Problem solve Get help with specific problems with your technologies, process and projects.

How to use the Windows XP Recovery Console

Once you install the Recovery Console, you have to familiarize yourself with the new command prompt -- and how it differs from the one within the OS itself.

Part 1 | Part 2 | Part 3

Brien M. Posey
In the first part of this series, I showed you how to install the Recovery Console onto a computer that's running Windows XP. In this article, I want to continue the discussion by showing you how to use the Recovery Console once it's installed.

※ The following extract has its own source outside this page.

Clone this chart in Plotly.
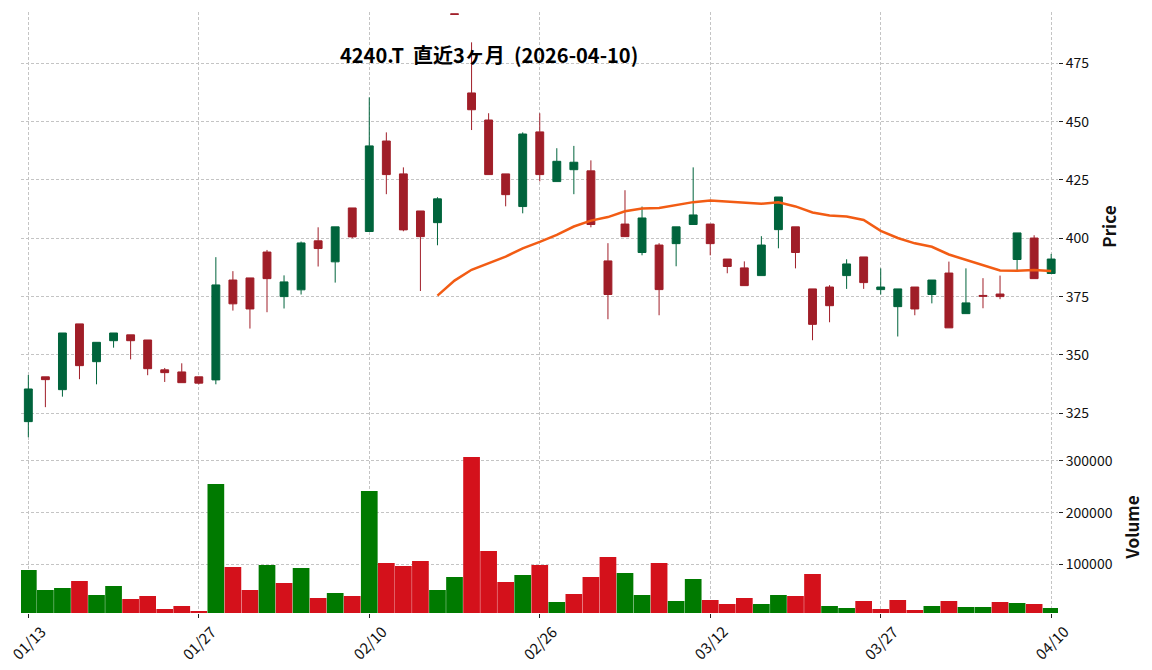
import plotly.graph_objects as go
import pandas as pd

# ---------------- data ----------------
dates = ["01/13", "01/14", "01/15", "01/16", "01/19", "01/20", "01/21", "01/22", "01/23", "01/26",
         "01/27", "01/28", "01/29", "01/30", "02/02", "02/03", "02/04", "02/05", "02/06", "02/09",
         "02/10", "02/12", "02/13", "02/16", "02/17", "02/18", "02/19", "02/20", "02/24", "02/25",
         "02/26", "02/27", "03/02", "03/03", "03/04", "03/05", "03/06", "03/09", "03/10", "03/11",
         "03/12", "03/13", "03/16", "03/17", "03/18", "03/19", "03/23", "03/24", "03/25", "03/26",
         "03/27", "03/30", "03/31", "04/01", "04/02", "04/03", "04/06", "04/07", "04/08", "04/09",
         "04/10"]

opens = [321.4, 340.6, 335.1, 363.3, 347.1, 356.1, 358.6, 356.4, 343.6, 342.7,
         340.6, 339.3, 382.1, 383.0, 394.1, 375.0, 377.9, 398.9, 389.9, 413.0,
         402.9, 441.7, 427.6, 411.7, 406.7, 496.2, 462.3, 450.7, 427.6, 413.6,
         445.6, 424.3, 429.4, 428.9, 390.3, 406.1, 393.9, 397.1, 397.7, 405.9,
         406.1, 391.1, 387.3, 384.0, 403.7, 404.9, 378.3, 379.1, 384.0, 392.0,
         378.0, 370.7, 379.1, 375.9, 385.1, 367.7, 375.5, 376.1, 390.9, 400.1,
         384.9]
highs = [341.4, 340.6, 359.4, 363.3, 355.4, 359.4, 358.6, 356.4, 344.4, 346.4,
         340.6, 391.9, 385.9, 383.0, 395.0, 384.1, 398.6, 404.7, 404.9, 413.0,
         460.4, 445.4, 430.4, 411.7, 417.6, 496.2, 484.0, 453.6, 427.6, 445.4,
         453.6, 438.6, 439.6, 433.4, 397.9, 420.6, 413.6, 397.9, 404.9, 430.4,
         406.1, 391.1, 390.1, 400.9, 417.7, 404.9, 378.3, 379.9, 391.0, 392.0,
         387.1, 378.3, 379.1, 382.1, 390.0, 387.1, 382.9, 384.0, 402.3, 401.3,
         393.3]
lows = [314.7, 327.6, 332.1, 339.6, 337.4, 353.1, 348.1, 341.3, 338.4, 338.1,
        337.4, 337.4, 369.0, 361.3, 368.3, 369.9, 375.9, 387.9, 381.0, 400.0,
        402.9, 418.9, 403.0, 377.4, 397.0, 496.0, 446.4, 427.3, 413.7, 410.7,
        424.4, 424.3, 418.9, 404.7, 365.3, 400.7, 392.7, 367.0, 388.0, 405.9,
        392.7, 385.0, 379.7, 384.0, 395.7, 387.1, 356.3, 364.0, 378.3, 378.3,
        375.9, 357.9, 367.0, 372.1, 361.6, 367.7, 370.0, 373.9, 385.7, 382.7,
        384.9]
closes = [335.4, 339.4, 359.4, 345.4, 355.4, 359.4, 356.1, 344.1, 342.4, 338.1,
          337.9, 380.0, 371.9, 369.7, 382.7, 381.3, 398.0, 395.6, 404.9, 400.6,
          439.6, 427.3, 403.6, 400.7, 416.9, 496.0, 455.1, 427.3, 418.7, 444.7,
          427.3, 433.0, 432.6, 405.9, 375.9, 400.7, 408.7, 378.0, 404.9, 410.0,
          397.7, 387.9, 379.7, 397.1, 417.7, 393.9, 363.1, 371.1, 389.0, 381.0,
          379.1, 378.3, 369.7, 382.1, 361.6, 372.3, 375.2, 375.0, 402.3, 382.7,
          391.1]
volumes = [89000, 50300, 54200, 67700, 40600, 58100, 32900, 38700, 13500, 19400,
           9700, 255500, 94800, 50300, 98700, 63900, 92900, 34800, 44500, 38700,
           241900, 102600, 96800, 106500, 50300, 75500, 307700, 125800, 65800, 79400,
           98700, 27100, 42600, 75500, 114200, 83200, 40600, 102600, 29000, 71600,
           31000, 23200, 34800, 23200, 40600, 38700, 81300, 19400, 15500, 29000,
           13500, 31000, 11600, 19400, 29000, 17400, 17400, 27100, 25200, 23200,
           15500]

title_text = "4240.T\u00a0\u00a0直近3ヶ月\u00a0\u00a0(2026-04-10)"
ma_window = 25
tick_step = 10
price_ticks = [325, 350, 375, 400, 425, 450, 475]
volume_ticks = [100000, 200000, 300000]

# ---------------- styling ----------------
FONT = "Noto Sans CJK JP"
UP_C = "#00643c"
DN_C = "#a01e28"
VOL_UP = "#007a00"
VOL_DN = "#d4111b"
MA_C = "#f25c14"
GRID_C = "#c4c4c4"

idx = list(range(len(dates)))
ma = pd.Series(closes).rolling(ma_window).mean()
vol_colors = [VOL_UP if (i == 0 or closes[i] > closes[i - 1]) else VOL_DN for i in idx]
tick_idx = idx[::tick_step]
tick_lbl = [dates[i] for i in tick_idx]

fig = go.Figure()
fig.add_trace(go.Candlestick(
    x=idx, open=opens, high=highs, low=lows, close=closes,
    increasing=dict(line=dict(color=UP_C, width=1), fillcolor=UP_C),
    decreasing=dict(line=dict(color=DN_C, width=1), fillcolor=DN_C),
    xaxis="x", yaxis="y", showlegend=False, hoverinfo="skip"))
fig.add_trace(go.Scatter(
    x=idx, y=ma, mode="lines", line=dict(color=MA_C, width=2.5),
    xaxis="x", yaxis="y", showlegend=False, hoverinfo="skip"))
fig.add_trace(go.Bar(
    x=idx, y=volumes, marker=dict(color=vol_colors, line=dict(width=0)), width=0.98,
    xaxis="x2", yaxis="y2", showlegend=False, hoverinfo="skip"))

split = 0.2862
xr = [-0.43, 60.4]
common_x = dict(range=xr, tickmode="array", tickvals=tick_idx, showgrid=True,
                gridcolor=GRID_C, griddash="3px,2px", gridwidth=0.8, zeroline=False,
                showline=False, fixedrange=True)
common_y = dict(side="right", showgrid=True, gridcolor=GRID_C, griddash="3px,2px", gridwidth=0.8,
                zeroline=False, showline=False, ticks="outside", ticklen=4, tickwidth=1,
                tickcolor="#222222", tickfont=dict(family=FONT, size=14, color="#111111"))

fig.update_layout(
    width=1152, height=670,
    margin=dict(l=21, r=91, t=12, b=57),
    paper_bgcolor="white", plot_bgcolor="white",
    boxgap=0.34,
    font=dict(family=FONT, color="#111111"),
    xaxis=dict(anchor="y", domain=[0, 1], showticklabels=False, ticks="",
               rangeslider=dict(visible=False), **common_x),
    xaxis2=dict(anchor="y2", domain=[0, 1], showticklabels=False, ticks="outside",
                ticklen=4, tickcolor="#222222", matches="x", **common_x),
    yaxis=dict(domain=[split, 1], range=[313.1, 497.0], tickvals=price_ticks,
               title=dict(text="Price", font=dict(family=FONT, size=17, weight="bold")),
               **common_y),
    yaxis2=dict(domain=[0, split], range=[5800, 338700], tickvals=volume_ticks, tickformat="d",
                title=dict(text="Volume", font=dict(family=FONT, size=17, weight="bold")),
                **common_y),
)

annotations = [dict(text=title_text, x=0.4514, y=0.9285, xref="paper", yref="paper",
                    xanchor="center", yanchor="middle", showarrow=False,
                    font=dict(family=FONT, size=20, weight="bold", color="#000000"))]
for t, lbl in zip(tick_idx, tick_lbl):
    annotations.append(dict(text=lbl, x=t, y=-0.049, xref="x2", yref="paper",
                            xanchor="center", yanchor="middle", textangle=-45, showarrow=False,
                            font=dict(family=FONT, size=15, color="#111111")))
fig.update_layout(annotations=annotations)

fig.write_html("out.html", config={"displayModeBar": False},
               post_script="document.body.style.margin='0';")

The Windows XP Recovery Console installation process reconfigured Windows so that it boots to a boot menu rather than immediately booting the Windows operating system. This boot menu gives you the choice of booting Windows XP or loading the Recovery Console, as shown in Figure A.

Figure A

If you choose the Recovery Console option, the Recovery Console will begin to load. It will then display every Windows installation that it can locate on the hard drive. As you can see in Figure B, each installation is assigned a number. You must enter the number that corresponds to the Windows installation that you want to work with.

Figure B

Upon selecting a Windows installation, you are prompted to enter the local administrator password for that installation. Upon doing so, you are taken to a command prompt, as shown in Figure C.

Figure C

At first glance, the Recovery Console's command prompt looks identical to the command prompt you can access from within Windows. Looks can be deceiving, though, as there are some very important differences between the two.

I tend to think of the Recovery Console's command prompt as a handicapped version of the Windows command prompt. For the Recovery Console, Microsoft purposefully disabled a lot of the command prompt features and capabilities in the name of security. This never made much sense to me, because even though you are using the Recovery Console, you have still authenticated into Windows using administrative credentials. But I digress.

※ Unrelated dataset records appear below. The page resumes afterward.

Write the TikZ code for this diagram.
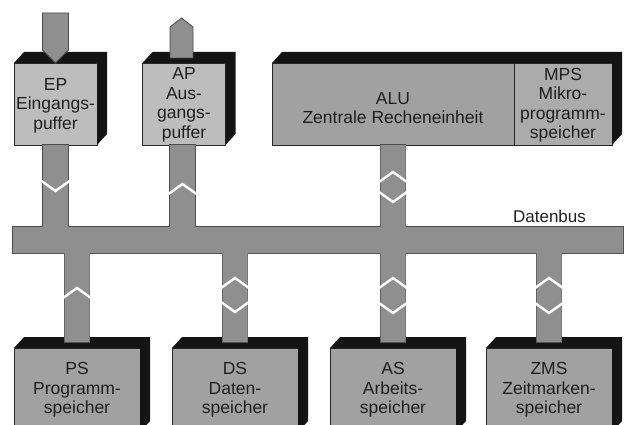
\documentclass[tikz,border=0pt]{standalone}
\usepackage{fontspec}
\setmainfont{Liberation Sans}
\usetikzlibrary{calc}
\definecolor{facelight}{gray}{0.74}
\definecolor{facemid}{gray}{0.63}
\definecolor{facemps}{gray}{0.67}
\definecolor{busgray}{gray}{0.56}
\definecolor{inkgray}{gray}{0.12}
\tikzset{
  face/.style={draw=black!85, line width=0.8, inner sep=0pt, outer sep=0pt,
    align=center, font=\fontsize{17.5}{19.5}\selectfont, text=inkgray},
  topbox/.style={face, fill=facelight, minimum width=83, minimum height=82},
  botbox/.style={face, fill=facemid, minimum width=126, minimum height=84},
  facetext/.style={inner sep=0pt, align=center, font=\fontsize{17.5}{19.5}\selectfont, text=inkgray},
  chev/.style={draw=white, line width=2.4},
  arrowshape/.style={fill=busgray, draw=black!70, line width=0.8},
  buslabel/.style={font=\fontsize{17}{19}\selectfont, text=inkgray, inner sep=0pt}
}
\newcommand\band[2]{%
  \fill[black!92] (#1.north west) -- ++(10,-11) -- ($(#2.north east)+(10,-11)$)
    -- ($(#2.south east)+(10,-11)$) -- (#2.south east) -- (#2.north east) -- cycle;}
\newcommand\chevup[2]{\draw[chev] ($(#1)+(-14,#2)$) -- ($(#1)+(0,#2-10)$) -- ($(#1)+(14,#2)$);}
\newcommand\chevdown[2]{\draw[chev] ($(#1)+(-14,#2)$) -- ($(#1)+(0,#2+10)$) -- ($(#1)+(14,#2)$);}
\newcommand\buspaths{%
  (bus.north west) rectangle (bus.south east)
  ($(ep.south)+(-12.5,0)$) rectangle ($(ep.south |- bus.north)+(12.5,1)$)
  ($(ap.south)+(-14,0)$) rectangle ($(ap.south |- bus.north)+(11,1)$)
  ($(alu.south)+(-12.5,0)$) rectangle ($(alu.south |- bus.north)+(12.5,1)$)
  ($(ps.north |- bus.south)+(-12.5,-1)$) rectangle ($(ps.north)+(12.5,-6)$)
  ($(ds.north |- bus.south)+(-12.5,-1)$) rectangle ($(ds.north)+(12.5,-6)$)
  ($(as.north |- bus.south)+(-12.5,-1)$) rectangle ($(as.north)+(12.5,-6)$)
  ($(zms.north |- bus.south)+(-12.5,-1)$) rectangle ($(zms.north)+(12.5,-6)$)}
\begin{document}
\begin{tikzpicture}[x=1pt,y=-1pt]
\fill[white] (0,0) rectangle (626,425);
\useasboundingbox (0,0) rectangle (626,425);
% boxes
\node[topbox] (ep) at (55.5,104) {};
\node[facetext] (eptxt) at ($(ep.center)+(0,1.5)$) {EP\\Eingangs-\\puffer};
\node[topbox] (ap) at (184,104) {};
\node[facetext] (aptxt) at ($(ap.center)+(0,1)$) {AP\\Aus-\\gangs-\\puffer};
\node[face, fill=facemid, minimum width=242, minimum height=82] (alu) at (393,104) {};
\node[facetext] (alutxt) at ($(alu.center)+(0,4)$) {ALU\\Zentrale Recheneinheit};
\node[face, fill=facemps, minimum width=98, minimum height=82] (mps) at (563,104) {};
\node[facetext] (mpstxt) at ($(mps.center)+(0,1)$) {MPS\\Mikro-\\programm-\\speicher};
\node[botbox] (ps) at (77,390) {PS\\Programm-\\speicher};
\node[botbox] (ds) at (235,390) {DS\\Daten-\\speicher};
\node[botbox] (as) at (393,390) {AS\\Arbeits-\\speicher};
\node[botbox] (zms) at (549,390) {ZMS\\Zeitmarken-\\speicher};
\node[inner sep=0pt, outer sep=0pt, minimum width=610, minimum height=26] (bus) at (318,240) {};
\node[buslabel] (lbl) at (549.5,216) {Datenbus};
% 3D bands
\band{ep}{ep}
\band{ap}{ap}
\band{alu}{mps}
\band{ps}{ps}
\band{ds}{ds}
\band{as}{as}
\band{zms}{zms}
% data bus with branches
\draw[line width=1.6, draw=black!70] \buspaths;
\fill[busgray] \buspaths;
% direction marks
\chevdown{ep.south}{36}
\chevup{$(ap.south)+(-1.5,0)$}{49}
\chevup{alu.south}{37}
\chevdown{alu.south}{47}
\chevup{ps.north}{-50}
\chevup{ds.north}{-60}
\chevdown{ds.north}{-46}
\chevup{as.north}{-60}
\chevdown{as.north}{-45}
\chevup{zms.north}{-60}
\chevdown{zms.north}{-45}
% input / output arrows
\filldraw[arrowshape] ($(ep.north)+(-13,-50)$) -- ($(ep.north)+(13,-50)$) -- ($(ep.north)+(13,-13)$)
  -- (ep.north) -- ($(ep.north)+(-13,-13)$) -- cycle;
\filldraw[arrowshape] ($(ap.north)+(-14,-5)$) -- ($(ap.north)+(-14,-36)$) -- ($(ap.north)+(-2.5,-45)$)
  -- ($(ap.north)+(9,-36)$) -- ($(ap.north)+(9,-5)$) -- cycle;
\end{tikzpicture}
\end{document}
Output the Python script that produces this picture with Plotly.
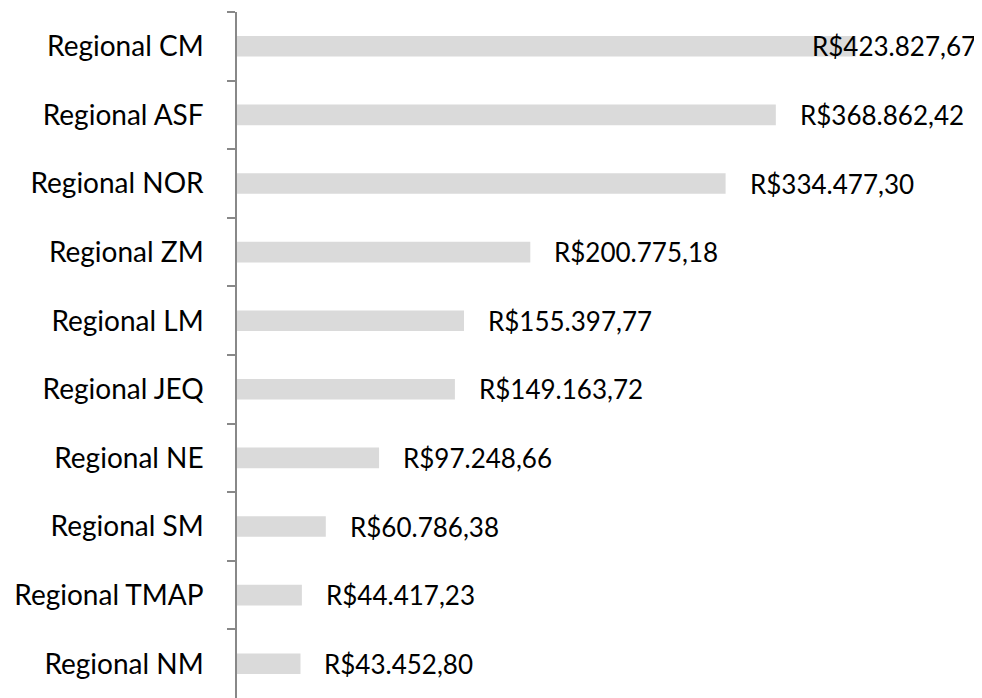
import plotly.graph_objects as go

categories = ["Regional CM", "Regional ASF", "Regional NOR", "Regional ZM", "Regional LM",
              "Regional JEQ", "Regional NE", "Regional SM", "Regional TMAP", "Regional NM"]
values = [423827.67, 368862.42, 334477.30, 200775.18, 155397.77,
          149163.72, 97248.66, 60786.38, 44417.23, 43452.80]
value_labels = ["R$423.827,67", "R$368.862,42", "R$334.477,30", "R$200.775,18", "R$155.397,77",
                "R$149.163,72", "R$97.248,66", "R$60.786,38", "R$44.417,23", "R$43.452,80"]

FONT = "Lato"
FS = 28
VFS = 26
fig = go.Figure(go.Bar(
    x=values, y=categories, orientation="h",
    marker=dict(color="#dadada", line=dict(width=0)),
    width=0.3, hoverinfo="skip",
))

xmax = 510000
annotations = []
for c, v, t in zip(categories, values, value_labels):
    if v > 0.8 * xmax:
        annotations.append(dict(x=1, xref="paper", y=c, yref="y", text=t, showarrow=False,
                                xanchor="right", xshift=-4,
                                font=dict(family=FONT, size=VFS, color="#000000")))
    else:
        annotations.append(dict(x=v, xref="x", y=c, yref="y", text=t, showarrow=False,
                                xanchor="left", xshift=22,
                                font=dict(family=FONT, size=VFS, color="#000000")))

fig.update_layout(
    width=974, height=690,
    margin=dict(l=229, r=0, t=4, b=0),
    paper_bgcolor="white", plot_bgcolor="white",
    showlegend=False,
    annotations=annotations,
    font=dict(family=FONT, size=FS, color="#000000"),
    xaxis=dict(range=[0, xmax], visible=False, showgrid=False, zeroline=False, automargin=False),
    yaxis=dict(
        categoryorder="array", categoryarray=categories, autorange="reversed",
        showline=True, linecolor="#888888", linewidth=1.5,
        ticks="outside", ticklen=8, tickcolor="#888888", tickwidth=1.5,
        tickson="boundaries", ticklabelstandoff=26, automargin=False,
        showgrid=False, zeroline=False,
        tickfont=dict(family=FONT, size=FS, color="#000000"),
    ),
)

fig.write_html("out.html")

How Windows XP and Recovery Console command prompts are different

The first major difference between the Recovery Console and the Windows XP command prompts is that the Recovery Console does not give you full access to the system's hard drive, even though you are logged in as an administrator. Also, while you can view the root directory, you can only gain access to specific subdirectories.

The Recovery Console command prompt allows you to access the Windows system folder (usually C:\Windows), the CMDCONS folder (part of the Recovery Console) and files and folders stored on removable media. The Recovery Console denies access to all other folders, including those created by Windows, such as the Program Files folder.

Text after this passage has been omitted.